OBJECTIVE:
Will you output all of the data below exactly, omitting the images?
— Start INFORMATION SUPPLIED —
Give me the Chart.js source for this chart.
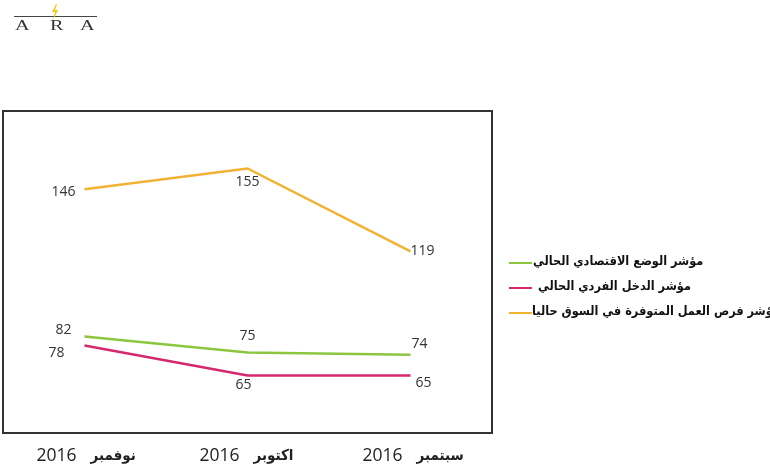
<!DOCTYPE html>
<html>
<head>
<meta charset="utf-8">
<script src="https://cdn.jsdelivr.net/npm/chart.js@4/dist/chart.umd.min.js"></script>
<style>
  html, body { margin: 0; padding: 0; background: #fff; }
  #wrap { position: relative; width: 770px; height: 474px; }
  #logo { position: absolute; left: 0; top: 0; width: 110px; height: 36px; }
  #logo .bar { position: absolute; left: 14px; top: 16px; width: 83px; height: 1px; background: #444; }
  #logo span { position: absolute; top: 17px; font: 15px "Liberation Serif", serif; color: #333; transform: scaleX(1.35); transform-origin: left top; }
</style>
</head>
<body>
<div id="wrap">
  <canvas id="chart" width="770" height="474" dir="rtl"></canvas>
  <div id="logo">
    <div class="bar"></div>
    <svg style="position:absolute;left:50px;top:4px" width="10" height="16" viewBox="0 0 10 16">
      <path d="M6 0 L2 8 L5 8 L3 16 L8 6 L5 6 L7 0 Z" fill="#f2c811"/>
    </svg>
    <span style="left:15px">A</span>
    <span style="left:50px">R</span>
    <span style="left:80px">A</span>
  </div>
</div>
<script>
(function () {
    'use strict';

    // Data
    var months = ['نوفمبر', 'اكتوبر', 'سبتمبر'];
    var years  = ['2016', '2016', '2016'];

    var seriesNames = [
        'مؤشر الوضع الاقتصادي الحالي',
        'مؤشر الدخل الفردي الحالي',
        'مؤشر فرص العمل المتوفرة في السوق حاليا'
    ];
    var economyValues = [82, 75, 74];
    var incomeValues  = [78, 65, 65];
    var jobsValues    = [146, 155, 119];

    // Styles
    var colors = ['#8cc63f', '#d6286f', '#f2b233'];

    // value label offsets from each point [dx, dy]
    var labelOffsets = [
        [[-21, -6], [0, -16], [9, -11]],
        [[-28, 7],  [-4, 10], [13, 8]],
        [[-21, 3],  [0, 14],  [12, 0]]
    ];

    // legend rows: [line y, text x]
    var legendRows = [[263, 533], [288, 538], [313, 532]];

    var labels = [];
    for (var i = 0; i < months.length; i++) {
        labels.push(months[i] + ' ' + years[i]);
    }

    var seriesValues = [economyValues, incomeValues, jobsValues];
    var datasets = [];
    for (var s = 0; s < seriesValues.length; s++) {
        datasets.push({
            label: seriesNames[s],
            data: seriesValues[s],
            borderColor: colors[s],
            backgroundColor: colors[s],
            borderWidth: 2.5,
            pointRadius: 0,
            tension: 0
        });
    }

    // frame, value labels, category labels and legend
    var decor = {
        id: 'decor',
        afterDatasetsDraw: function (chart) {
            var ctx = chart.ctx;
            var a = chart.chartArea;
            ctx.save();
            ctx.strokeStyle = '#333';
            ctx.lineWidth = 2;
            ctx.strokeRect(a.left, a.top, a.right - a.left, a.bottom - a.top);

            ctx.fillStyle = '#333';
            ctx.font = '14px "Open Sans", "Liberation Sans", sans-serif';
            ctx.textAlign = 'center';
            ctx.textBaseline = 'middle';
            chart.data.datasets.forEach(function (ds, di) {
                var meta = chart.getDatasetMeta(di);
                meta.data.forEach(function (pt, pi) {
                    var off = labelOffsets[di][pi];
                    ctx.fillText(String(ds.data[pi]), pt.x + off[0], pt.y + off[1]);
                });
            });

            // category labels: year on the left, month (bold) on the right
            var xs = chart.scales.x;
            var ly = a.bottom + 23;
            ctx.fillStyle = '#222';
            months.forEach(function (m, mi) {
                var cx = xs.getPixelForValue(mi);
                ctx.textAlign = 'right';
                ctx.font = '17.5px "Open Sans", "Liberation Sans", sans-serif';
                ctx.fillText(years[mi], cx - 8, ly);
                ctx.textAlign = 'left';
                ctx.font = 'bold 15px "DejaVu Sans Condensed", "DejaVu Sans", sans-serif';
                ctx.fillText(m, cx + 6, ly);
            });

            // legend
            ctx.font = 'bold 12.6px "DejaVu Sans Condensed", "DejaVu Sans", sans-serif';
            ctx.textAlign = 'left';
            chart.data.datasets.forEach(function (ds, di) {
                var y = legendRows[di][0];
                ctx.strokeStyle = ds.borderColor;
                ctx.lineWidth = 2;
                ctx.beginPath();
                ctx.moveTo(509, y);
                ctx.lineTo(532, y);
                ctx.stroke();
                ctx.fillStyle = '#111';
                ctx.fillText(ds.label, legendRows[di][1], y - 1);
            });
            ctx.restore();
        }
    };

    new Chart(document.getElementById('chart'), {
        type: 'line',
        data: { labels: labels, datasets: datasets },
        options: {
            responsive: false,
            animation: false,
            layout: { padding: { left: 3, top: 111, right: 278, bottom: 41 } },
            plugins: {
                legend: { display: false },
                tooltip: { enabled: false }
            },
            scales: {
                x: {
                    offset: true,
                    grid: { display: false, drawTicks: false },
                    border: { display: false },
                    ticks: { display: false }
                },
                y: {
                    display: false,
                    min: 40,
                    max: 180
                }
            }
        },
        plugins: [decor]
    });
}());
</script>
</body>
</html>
— End INFORMATION SUPPLIED —
ANSWER FOR THIS EXERCISE:
Give me the Chart.js source for this chart.
<!DOCTYPE html>
<html>
<head>
<meta charset="utf-8">
<script src="https://cdn.jsdelivr.net/npm/chart.js@4/dist/chart.umd.min.js"></script>
<style>
  html, body { margin: 0; padding: 0; background: #fff; }
  #wrap { position: relative; width: 770px; height: 474px; }
  #logo { position: absolute; left: 0; top: 0; width: 110px; height: 36px; }
  #logo .bar { position: absolute; left: 14px; top: 16px; width: 83px; height: 1px; background: #444; }
  #logo span { position: absolute; top: 17px; font: 15px "Liberation Serif", serif; color: #333; transform: scaleX(1.35); transform-origin: left top; }
</style>
</head>
<body>
<div id="wrap">
  <canvas id="chart" width="770" height="474" dir="rtl"></canvas>
  <div id="logo">
    <div class="bar"></div>
    <svg style="position:absolute;left:50px;top:4px" width="10" height="16" viewBox="0 0 10 16">
      <path d="M6 0 L2 8 L5 8 L3 16 L8 6 L5 6 L7 0 Z" fill="#f2c811"/>
    </svg>
    <span style="left:15px">A</span>
    <span style="left:50px">R</span>
    <span style="left:80px">A</span>
  </div>
</div>
<script>
(function () {
    'use strict';

    // Data
    var months = ['نوفمبر', 'اكتوبر', 'سبتمبر'];
    var years  = ['2016', '2016', '2016'];

    var seriesNames = [
        'مؤشر الوضع الاقتصادي الحالي',
        'مؤشر الدخل الفردي الحالي',
        'مؤشر فرص العمل المتوفرة في السوق حاليا'
    ];
    var economyValues = [82, 75, 74];
    var incomeValues  = [78, 65, 65];
    var jobsValues    = [146, 155, 119];

    // Styles
    var colors = ['#8cc63f', '#d6286f', '#f2b233'];

    // value label offsets from each point [dx, dy]
    var labelOffsets = [
        [[-21, -6], [0, -16], [9, -11]],
        [[-28, 7],  [-4, 10], [13, 8]],
        [[-21, 3],  [0, 14],  [12, 0]]
    ];

    // legend rows: [line y, text x]
    var legendRows = [[263, 533], [288, 538], [313, 532]];

    var labels = [];
    for (var i = 0; i < months.length; i++) {
        labels.push(months[i] + ' ' + years[i]);
    }

    var seriesValues = [economyValues, incomeValues, jobsValues];
    var datasets = [];
    for (var s = 0; s < seriesValues.length; s++) {
        datasets.push({
            label: seriesNames[s],
            data: seriesValues[s],
            borderColor: colors[s],
            backgroundColor: colors[s],
            borderWidth: 2.5,
            pointRadius: 0,
            tension: 0
        });
    }

    // frame, value labels, category labels and legend
    var decor = {
        id: 'decor',
        afterDatasetsDraw: function (chart) {
            var ctx = chart.ctx;
            var a = chart.chartArea;
            ctx.save();
            ctx.strokeStyle = '#333';
            ctx.lineWidth = 2;
            ctx.strokeRect(a.left, a.top, a.right - a.left, a.bottom - a.top);

            ctx.fillStyle = '#333';
            ctx.font = '14px "Open Sans", "Liberation Sans", sans-serif';
            ctx.textAlign = 'center';
            ctx.textBaseline = 'middle';
            chart.data.datasets.forEach(function (ds, di) {
                var meta = chart.getDatasetMeta(di);
                meta.data.forEach(function (pt, pi) {
                    var off = labelOffsets[di][pi];
                    ctx.fillText(String(ds.data[pi]), pt.x + off[0], pt.y + off[1]);
                });
            });

            // category labels: year on the left, month (bold) on the right
            var xs = chart.scales.x;
            var ly = a.bottom + 23;
            ctx.fillStyle = '#222';
            months.forEach(function (m, mi) {
                var cx = xs.getPixelForValue(mi);
                ctx.textAlign = 'right';
                ctx.font = '17.5px "Open Sans", "Liberation Sans", sans-serif';
                ctx.fillText(years[mi], cx - 8, ly);
                ctx.textAlign = 'left';
                ctx.font = 'bold 15px "DejaVu Sans Condensed", "DejaVu Sans", sans-serif';
                ctx.fillText(m, cx + 6, ly);
            });

            // legend
            ctx.font = 'bold 12.6px "DejaVu Sans Condensed", "DejaVu Sans", sans-serif';
            ctx.textAlign = 'left';
            chart.data.datasets.forEach(function (ds, di) {
                var y = legendRows[di][0];
                ctx.strokeStyle = ds.borderColor;
                ctx.lineWidth = 2;
                ctx.beginPath();
                ctx.moveTo(509, y);
                ctx.lineTo(532, y);
                ctx.stroke();
                ctx.fillStyle = '#111';
                ctx.fillText(ds.label, legendRows[di][1], y - 1);
            });
            ctx.restore();
        }
    };

    new Chart(document.getElementById('chart'), {
        type: 'line',
        data: { labels: labels, datasets: datasets },
        options: {
            responsive: false,
            animation: false,
            layout: { padding: { left: 3, top: 111, right: 278, bottom: 41 } },
            plugins: {
                legend: { display: false },
                tooltip: { enabled: false }
            },
            scales: {
                x: {
                    offset: true,
                    grid: { display: false, drawTicks: false },
                    border: { display: false },
                    ticks: { display: false }
                },
                y: {
                    display: false,
                    min: 40,
                    max: 180
                }
            }
        },
        plugins: [decor]
    });
}());
</script>
</body>
</html>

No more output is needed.